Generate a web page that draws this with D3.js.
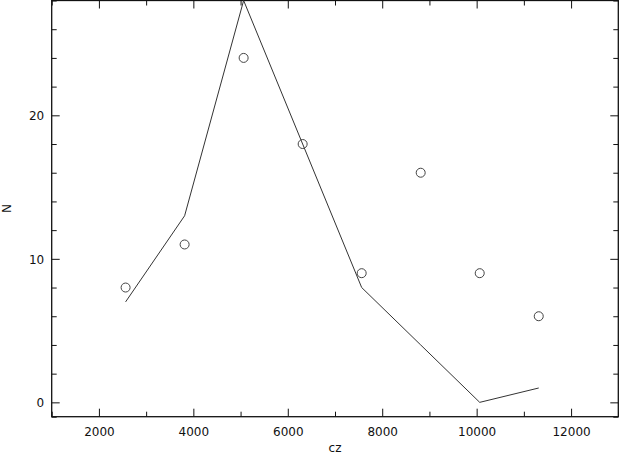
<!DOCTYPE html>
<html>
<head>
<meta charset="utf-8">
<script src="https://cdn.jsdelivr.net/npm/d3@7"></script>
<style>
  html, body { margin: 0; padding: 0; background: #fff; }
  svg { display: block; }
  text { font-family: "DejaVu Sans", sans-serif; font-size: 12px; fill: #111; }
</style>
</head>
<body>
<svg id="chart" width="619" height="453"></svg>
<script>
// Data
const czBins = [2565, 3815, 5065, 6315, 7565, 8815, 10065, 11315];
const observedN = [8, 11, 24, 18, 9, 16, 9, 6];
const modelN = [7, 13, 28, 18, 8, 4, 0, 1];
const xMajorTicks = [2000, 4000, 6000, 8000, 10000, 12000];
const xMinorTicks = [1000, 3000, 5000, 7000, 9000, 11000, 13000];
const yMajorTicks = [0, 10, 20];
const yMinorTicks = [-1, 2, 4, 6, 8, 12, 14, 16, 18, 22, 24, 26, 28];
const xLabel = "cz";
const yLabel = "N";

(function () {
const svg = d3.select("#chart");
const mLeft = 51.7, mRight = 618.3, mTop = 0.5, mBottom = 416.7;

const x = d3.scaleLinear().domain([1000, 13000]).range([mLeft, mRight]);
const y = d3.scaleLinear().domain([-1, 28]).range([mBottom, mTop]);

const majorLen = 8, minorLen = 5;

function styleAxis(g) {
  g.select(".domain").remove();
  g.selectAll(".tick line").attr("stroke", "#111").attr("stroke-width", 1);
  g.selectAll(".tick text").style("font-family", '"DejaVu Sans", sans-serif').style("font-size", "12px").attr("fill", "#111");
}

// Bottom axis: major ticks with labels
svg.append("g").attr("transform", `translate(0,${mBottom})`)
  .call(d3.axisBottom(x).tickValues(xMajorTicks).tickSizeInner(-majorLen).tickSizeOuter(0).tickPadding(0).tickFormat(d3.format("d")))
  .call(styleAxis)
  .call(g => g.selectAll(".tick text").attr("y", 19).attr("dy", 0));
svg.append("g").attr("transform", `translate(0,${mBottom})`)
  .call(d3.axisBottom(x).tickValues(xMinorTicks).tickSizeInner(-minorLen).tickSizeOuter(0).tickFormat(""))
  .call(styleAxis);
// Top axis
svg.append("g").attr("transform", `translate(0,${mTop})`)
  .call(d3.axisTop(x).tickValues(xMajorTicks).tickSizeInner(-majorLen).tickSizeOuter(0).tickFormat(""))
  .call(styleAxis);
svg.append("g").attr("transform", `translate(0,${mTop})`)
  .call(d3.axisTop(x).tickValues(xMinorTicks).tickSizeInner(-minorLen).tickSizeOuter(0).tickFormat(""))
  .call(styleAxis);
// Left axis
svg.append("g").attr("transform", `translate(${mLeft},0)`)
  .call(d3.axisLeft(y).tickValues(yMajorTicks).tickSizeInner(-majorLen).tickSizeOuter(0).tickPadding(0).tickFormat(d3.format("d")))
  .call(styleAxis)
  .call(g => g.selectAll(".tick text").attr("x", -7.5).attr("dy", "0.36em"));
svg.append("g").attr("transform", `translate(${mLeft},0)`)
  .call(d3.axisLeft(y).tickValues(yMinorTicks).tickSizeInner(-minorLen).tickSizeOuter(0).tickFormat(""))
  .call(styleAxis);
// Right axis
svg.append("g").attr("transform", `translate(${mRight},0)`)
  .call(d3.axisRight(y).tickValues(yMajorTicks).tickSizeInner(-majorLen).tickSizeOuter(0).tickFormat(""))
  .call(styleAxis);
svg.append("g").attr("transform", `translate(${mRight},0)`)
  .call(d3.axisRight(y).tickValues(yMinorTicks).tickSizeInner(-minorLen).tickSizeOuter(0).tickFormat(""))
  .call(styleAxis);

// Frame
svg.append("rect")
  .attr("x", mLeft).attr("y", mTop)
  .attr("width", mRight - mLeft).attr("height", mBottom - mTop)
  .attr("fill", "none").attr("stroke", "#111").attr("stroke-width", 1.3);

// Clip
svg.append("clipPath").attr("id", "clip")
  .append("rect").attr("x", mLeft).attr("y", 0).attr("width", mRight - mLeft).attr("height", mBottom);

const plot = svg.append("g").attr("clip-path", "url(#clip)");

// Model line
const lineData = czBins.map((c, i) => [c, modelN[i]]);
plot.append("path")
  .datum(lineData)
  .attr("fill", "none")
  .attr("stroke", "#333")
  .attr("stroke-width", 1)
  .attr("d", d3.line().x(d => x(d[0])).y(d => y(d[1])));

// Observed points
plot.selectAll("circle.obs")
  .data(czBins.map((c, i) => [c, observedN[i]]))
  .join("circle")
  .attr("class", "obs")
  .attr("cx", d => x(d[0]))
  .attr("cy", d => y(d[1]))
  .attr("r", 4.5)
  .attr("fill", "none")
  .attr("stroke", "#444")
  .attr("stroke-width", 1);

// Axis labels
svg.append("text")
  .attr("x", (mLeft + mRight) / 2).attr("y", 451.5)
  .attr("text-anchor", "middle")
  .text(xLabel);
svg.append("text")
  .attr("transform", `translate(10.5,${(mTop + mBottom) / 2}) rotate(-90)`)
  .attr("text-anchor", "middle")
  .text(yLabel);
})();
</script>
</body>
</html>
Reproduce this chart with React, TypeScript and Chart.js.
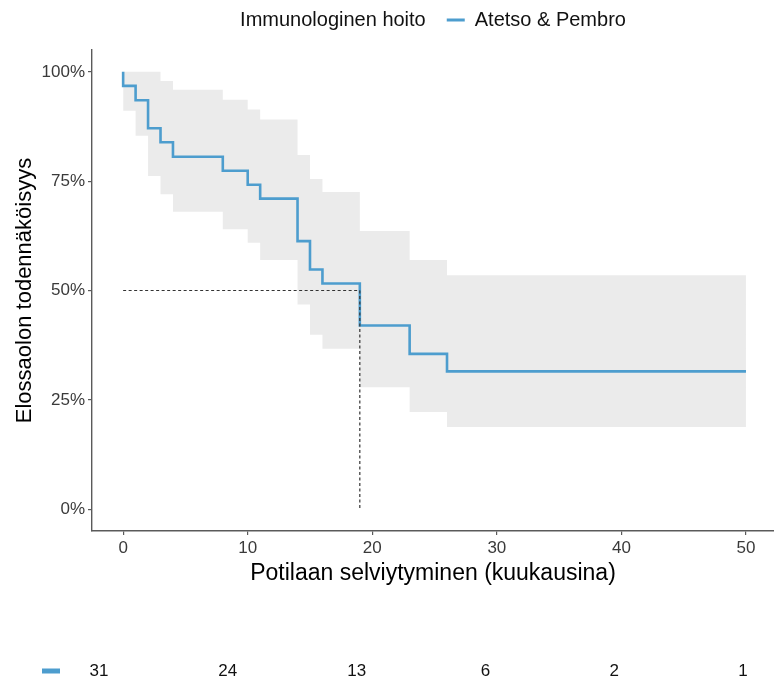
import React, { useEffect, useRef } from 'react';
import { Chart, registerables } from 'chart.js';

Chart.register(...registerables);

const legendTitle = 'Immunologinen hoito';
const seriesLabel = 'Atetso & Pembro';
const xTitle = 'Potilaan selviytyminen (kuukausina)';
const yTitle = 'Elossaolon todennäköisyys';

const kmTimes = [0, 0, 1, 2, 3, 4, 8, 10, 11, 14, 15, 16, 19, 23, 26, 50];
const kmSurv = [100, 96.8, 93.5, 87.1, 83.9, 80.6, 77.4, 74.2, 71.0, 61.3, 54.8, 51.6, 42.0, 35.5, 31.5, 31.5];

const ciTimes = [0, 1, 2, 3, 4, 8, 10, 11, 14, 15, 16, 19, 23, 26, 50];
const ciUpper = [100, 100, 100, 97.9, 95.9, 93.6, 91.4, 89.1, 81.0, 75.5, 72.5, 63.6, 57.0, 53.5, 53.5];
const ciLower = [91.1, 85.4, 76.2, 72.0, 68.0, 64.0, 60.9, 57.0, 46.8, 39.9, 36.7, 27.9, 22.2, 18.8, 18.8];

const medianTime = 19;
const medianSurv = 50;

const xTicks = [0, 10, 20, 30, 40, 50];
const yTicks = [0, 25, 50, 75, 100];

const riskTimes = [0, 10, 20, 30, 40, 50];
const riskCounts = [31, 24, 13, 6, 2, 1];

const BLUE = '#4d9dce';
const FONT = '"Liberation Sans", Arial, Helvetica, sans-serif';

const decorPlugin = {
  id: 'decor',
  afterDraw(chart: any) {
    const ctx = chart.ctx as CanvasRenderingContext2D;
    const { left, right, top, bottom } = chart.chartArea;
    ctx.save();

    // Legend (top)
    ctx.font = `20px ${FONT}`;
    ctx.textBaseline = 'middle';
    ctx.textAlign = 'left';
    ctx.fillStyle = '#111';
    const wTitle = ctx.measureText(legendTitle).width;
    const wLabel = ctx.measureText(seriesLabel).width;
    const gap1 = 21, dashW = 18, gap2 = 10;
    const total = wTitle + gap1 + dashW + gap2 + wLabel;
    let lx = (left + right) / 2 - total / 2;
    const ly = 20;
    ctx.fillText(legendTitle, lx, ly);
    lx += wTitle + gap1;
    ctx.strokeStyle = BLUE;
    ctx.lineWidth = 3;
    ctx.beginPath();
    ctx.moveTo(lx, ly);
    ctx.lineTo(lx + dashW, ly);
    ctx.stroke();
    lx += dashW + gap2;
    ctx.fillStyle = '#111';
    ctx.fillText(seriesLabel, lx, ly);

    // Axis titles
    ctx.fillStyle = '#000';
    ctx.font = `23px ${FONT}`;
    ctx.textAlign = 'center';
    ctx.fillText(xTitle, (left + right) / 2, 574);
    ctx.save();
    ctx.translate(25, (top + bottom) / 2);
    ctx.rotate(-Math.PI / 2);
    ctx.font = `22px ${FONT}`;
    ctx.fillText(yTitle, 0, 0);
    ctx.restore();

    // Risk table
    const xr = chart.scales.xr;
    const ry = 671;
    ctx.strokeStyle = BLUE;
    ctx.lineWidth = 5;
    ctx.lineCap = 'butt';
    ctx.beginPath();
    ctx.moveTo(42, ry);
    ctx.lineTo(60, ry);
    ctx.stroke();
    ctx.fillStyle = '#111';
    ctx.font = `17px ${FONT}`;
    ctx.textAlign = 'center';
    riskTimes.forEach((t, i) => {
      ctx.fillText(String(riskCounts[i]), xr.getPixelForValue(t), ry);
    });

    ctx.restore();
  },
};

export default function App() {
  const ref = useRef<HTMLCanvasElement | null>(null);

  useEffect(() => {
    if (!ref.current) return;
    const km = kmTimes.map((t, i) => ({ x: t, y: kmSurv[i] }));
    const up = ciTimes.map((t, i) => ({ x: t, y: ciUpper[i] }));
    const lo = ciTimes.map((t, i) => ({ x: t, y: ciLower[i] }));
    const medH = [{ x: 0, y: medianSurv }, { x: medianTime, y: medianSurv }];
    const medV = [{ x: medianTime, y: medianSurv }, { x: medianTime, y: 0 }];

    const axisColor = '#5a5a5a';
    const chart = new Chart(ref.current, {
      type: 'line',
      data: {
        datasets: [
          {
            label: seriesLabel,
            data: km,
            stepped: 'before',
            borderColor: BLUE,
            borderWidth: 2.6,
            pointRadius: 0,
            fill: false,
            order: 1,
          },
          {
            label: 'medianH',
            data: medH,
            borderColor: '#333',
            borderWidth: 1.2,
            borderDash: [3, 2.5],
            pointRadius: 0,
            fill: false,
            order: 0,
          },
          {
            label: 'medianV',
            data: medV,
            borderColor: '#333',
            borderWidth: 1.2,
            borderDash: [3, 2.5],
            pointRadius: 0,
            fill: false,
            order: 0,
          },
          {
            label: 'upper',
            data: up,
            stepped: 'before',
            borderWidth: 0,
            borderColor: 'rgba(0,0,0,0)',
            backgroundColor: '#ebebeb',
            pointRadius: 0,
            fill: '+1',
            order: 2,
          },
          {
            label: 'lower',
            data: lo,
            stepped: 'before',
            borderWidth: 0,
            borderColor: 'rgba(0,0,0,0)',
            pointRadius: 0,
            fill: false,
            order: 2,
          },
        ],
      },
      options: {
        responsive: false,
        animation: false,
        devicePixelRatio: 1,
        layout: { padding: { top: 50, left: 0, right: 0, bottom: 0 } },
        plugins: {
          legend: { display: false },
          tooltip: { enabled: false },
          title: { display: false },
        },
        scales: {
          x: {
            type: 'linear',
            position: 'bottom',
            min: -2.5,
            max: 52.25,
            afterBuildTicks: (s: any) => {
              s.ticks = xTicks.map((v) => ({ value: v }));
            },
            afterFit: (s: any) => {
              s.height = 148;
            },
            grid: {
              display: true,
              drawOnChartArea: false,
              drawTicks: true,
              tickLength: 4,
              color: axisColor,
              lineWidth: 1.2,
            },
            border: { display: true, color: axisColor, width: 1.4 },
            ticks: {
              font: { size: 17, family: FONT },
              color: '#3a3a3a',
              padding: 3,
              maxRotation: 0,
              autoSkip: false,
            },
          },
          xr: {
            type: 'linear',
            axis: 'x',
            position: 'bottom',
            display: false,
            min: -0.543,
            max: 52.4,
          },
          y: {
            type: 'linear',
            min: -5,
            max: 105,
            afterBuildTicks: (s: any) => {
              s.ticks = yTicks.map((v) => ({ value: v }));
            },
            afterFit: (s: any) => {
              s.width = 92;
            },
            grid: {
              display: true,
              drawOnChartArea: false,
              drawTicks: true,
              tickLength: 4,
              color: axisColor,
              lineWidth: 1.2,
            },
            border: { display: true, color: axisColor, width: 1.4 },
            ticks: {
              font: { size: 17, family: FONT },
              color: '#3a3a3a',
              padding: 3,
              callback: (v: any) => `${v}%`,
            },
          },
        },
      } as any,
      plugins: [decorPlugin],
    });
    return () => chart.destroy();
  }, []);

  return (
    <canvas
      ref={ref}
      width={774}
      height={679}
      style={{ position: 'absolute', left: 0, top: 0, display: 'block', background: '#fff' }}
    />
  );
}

-------

WRITTEN REQUEST: Take the stretch from the line containing "Reproduce this chart" through the line containing "const yTitle = 'Elossaolon todennäköisyys';" and reproduce it exactly, both ends included. Omit the pictures.

RESPONSE FOR THIS EXERCISE:
Reproduce this chart with React, TypeScript and Chart.js.
import React, { useEffect, useRef } from 'react';
import { Chart, registerables } from 'chart.js';

Chart.register(...registerables);

const legendTitle = 'Immunologinen hoito';
const seriesLabel = 'Atetso & Pembro';
const xTitle = 'Potilaan selviytyminen (kuukausina)';
const yTitle = 'Elossaolon todennäköisyys';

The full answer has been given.